BEGIN STORED DATA
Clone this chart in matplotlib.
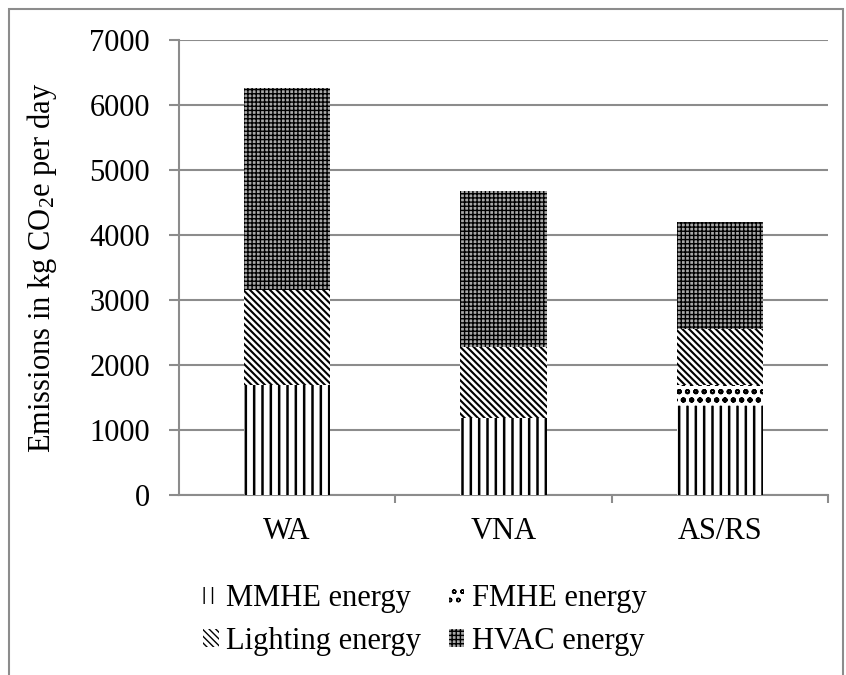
import matplotlib
matplotlib.use("Agg")
import matplotlib.pyplot as plt
from matplotlib.patches import Rectangle

plt.rcParams['font.family'] = ['Liberation Serif', 'DejaVu Serif']
plt.rcParams['mathtext.fontset'] = 'custom'
plt.rcParams['mathtext.rm'] = 'Liberation Serif'
plt.rcParams['mathtext.default'] = 'regular'

categories = ["WA", "VNA", "AS/RS"]
mmhe = [1700, 1180, 1370]
fmhe = [0, 0, 330]
lighting = [1450, 1100, 850]
hvac = [3110, 2400, 1650]
series_names = ["MMHE energy", "FMHE energy", "Lighting energy", "HVAC energy"]
yticks = [0, 1000, 2000, 3000, 4000, 5000, 6000, 7000]

FS = 22
fig = plt.figure(figsize=(8.46, 6.75), dpi=100)
fig.patches.append(Rectangle((9/846, -0.05), (843-9)/846, 1.05 - 9/675,
                             transform=fig.transFigure, fill=False,
                             edgecolor='#8c8c8c', linewidth=1.5))
ax = fig.add_axes([179/846, 1-495/675, (828-179)/846, (495-40)/675])

x = list(range(len(categories)))
w = 0.40
bottoms = [0]*3
styles = [
    (dict(facecolor='white', hatch='||', edgecolor='black'), 1.8),
    (dict(facecolor='white', hatch='oo', edgecolor='black'), 1.4),
    (dict(facecolor='white', hatch='\\\\\\\\\\', edgecolor='black'), 1.5),
    (dict(facecolor='#a8a8a8', hatch='++++', edgecolor='#000000'), 1.0),
]
handles = []
for vals, name, (st, hlw) in zip([mmhe, fmhe, lighting, hvac], series_names, styles):
    with plt.rc_context({'hatch.linewidth': hlw}):
        b = ax.bar(x, vals, w, bottom=bottoms, linewidth=0, label=name, zorder=3, **st)
    handles.append(b)
    bottoms = [bb + v for bb, v in zip(bottoms, vals)]

ax.set_xlim(-0.5, 2.5)
ax.set_ylim(0, 7000)
ax.set_yticks(yticks)
ax.set_yticklabels([str(t) for t in yticks], fontsize=FS)
ax.yaxis.grid(True, color='#8c8c8c', linewidth=1.5, zorder=0)
ax.set_axisbelow(True)
ax.set_xticks(x)
ax.set_xticklabels(categories, fontsize=FS)
ax.set_xticks([0.5, 1.5, 2.5], minor=True)
ax.tick_params(axis='x', which='major', length=0, pad=16)
ax.tick_params(axis='x', which='minor', length=6, color='#8c8c8c', width=1.5)
ax.tick_params(axis='y', length=7, color='#8c8c8c', width=1.5, pad=14)
for s in ['top', 'right']:
    ax.spines[s].set_visible(False)
for s in ['left', 'bottom']:
    ax.spines[s].set_color('#8c8c8c')
    ax.spines[s].set_linewidth(1.5)
ax.set_ylabel("Emissions in kg CO$_2$e per day", fontsize=FS, labelpad=22)

order = [0, 2, 1, 3]
fig.legend([handles[i] for i in order], [series_names[i] for i in order],
           ncol=2, loc='center', bbox_to_anchor=(425/846, 1-620/675),
           frameon=False, fontsize=FS, handlelength=0.5, handleheight=0.5,
           handletextpad=0.25, columnspacing=0.9, labelspacing=0.45)

fig.savefig("out.png", dpi=100)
END STORED DATA
DO THIS: Reproduce the full listing faithfully, but do not carry over any pictures.

SOLVED EXERCISE:
Clone this chart in matplotlib.
import matplotlib
matplotlib.use("Agg")
import matplotlib.pyplot as plt
from matplotlib.patches import Rectangle

plt.rcParams['font.family'] = ['Liberation Serif', 'DejaVu Serif']
plt.rcParams['mathtext.fontset'] = 'custom'
plt.rcParams['mathtext.rm'] = 'Liberation Serif'
plt.rcParams['mathtext.default'] = 'regular'

categories = ["WA", "VNA", "AS/RS"]
mmhe = [1700, 1180, 1370]
fmhe = [0, 0, 330]
lighting = [1450, 1100, 850]
hvac = [3110, 2400, 1650]
series_names = ["MMHE energy", "FMHE energy", "Lighting energy", "HVAC energy"]
yticks = [0, 1000, 2000, 3000, 4000, 5000, 6000, 7000]

FS = 22
fig = plt.figure(figsize=(8.46, 6.75), dpi=100)
fig.patches.append(Rectangle((9/846, -0.05), (843-9)/846, 1.05 - 9/675,
                             transform=fig.transFigure, fill=False,
                             edgecolor='#8c8c8c', linewidth=1.5))
ax = fig.add_axes([179/846, 1-495/675, (828-179)/846, (495-40)/675])

x = list(range(len(categories)))
w = 0.40
bottoms = [0]*3
styles = [
    (dict(facecolor='white', hatch='||', edgecolor='black'), 1.8),
    (dict(facecolor='white', hatch='oo', edgecolor='black'), 1.4),
    (dict(facecolor='white', hatch='\\\\\\\\\\', edgecolor='black'), 1.5),
    (dict(facecolor='#a8a8a8', hatch='++++', edgecolor='#000000'), 1.0),
]
handles = []
for vals, name, (st, hlw) in zip([mmhe, fmhe, lighting, hvac], series_names, styles):
    with plt.rc_context({'hatch.linewidth': hlw}):
        b = ax.bar(x, vals, w, bottom=bottoms, linewidth=0, label=name, zorder=3, **st)
    handles.append(b)
    bottoms = [bb + v for bb, v in zip(bottoms, vals)]

ax.set_xlim(-0.5, 2.5)
ax.set_ylim(0, 7000)
ax.set_yticks(yticks)
ax.set_yticklabels([str(t) for t in yticks], fontsize=FS)
ax.yaxis.grid(True, color='#8c8c8c', linewidth=1.5, zorder=0)
ax.set_axisbelow(True)
ax.set_xticks(x)
ax.set_xticklabels(categories, fontsize=FS)
ax.set_xticks([0.5, 1.5, 2.5], minor=True)
ax.tick_params(axis='x', which='major', length=0, pad=16)
ax.tick_params(axis='x', which='minor', length=6, color='#8c8c8c', width=1.5)
ax.tick_params(axis='y', length=7, color='#8c8c8c', width=1.5, pad=14)
for s in ['top', 'right']:
    ax.spines[s].set_visible(False)
for s in ['left', 'bottom']:
    ax.spines[s].set_color('#8c8c8c')
    ax.spines[s].set_linewidth(1.5)
ax.set_ylabel("Emissions in kg CO$_2$e per day", fontsize=FS, labelpad=22)

order = [0, 2, 1, 3]
fig.legend([handles[i] for i in order], [series_names[i] for i in order],
           ncol=2, loc='center', bbox_to_anchor=(425/846, 1-620/675),
           frameon=False, fontsize=FS, handlelength=0.5, handleheight=0.5,
           handletextpad=0.25, columnspacing=0.9, labelspacing=0.45)

fig.savefig("out.png", dpi=100)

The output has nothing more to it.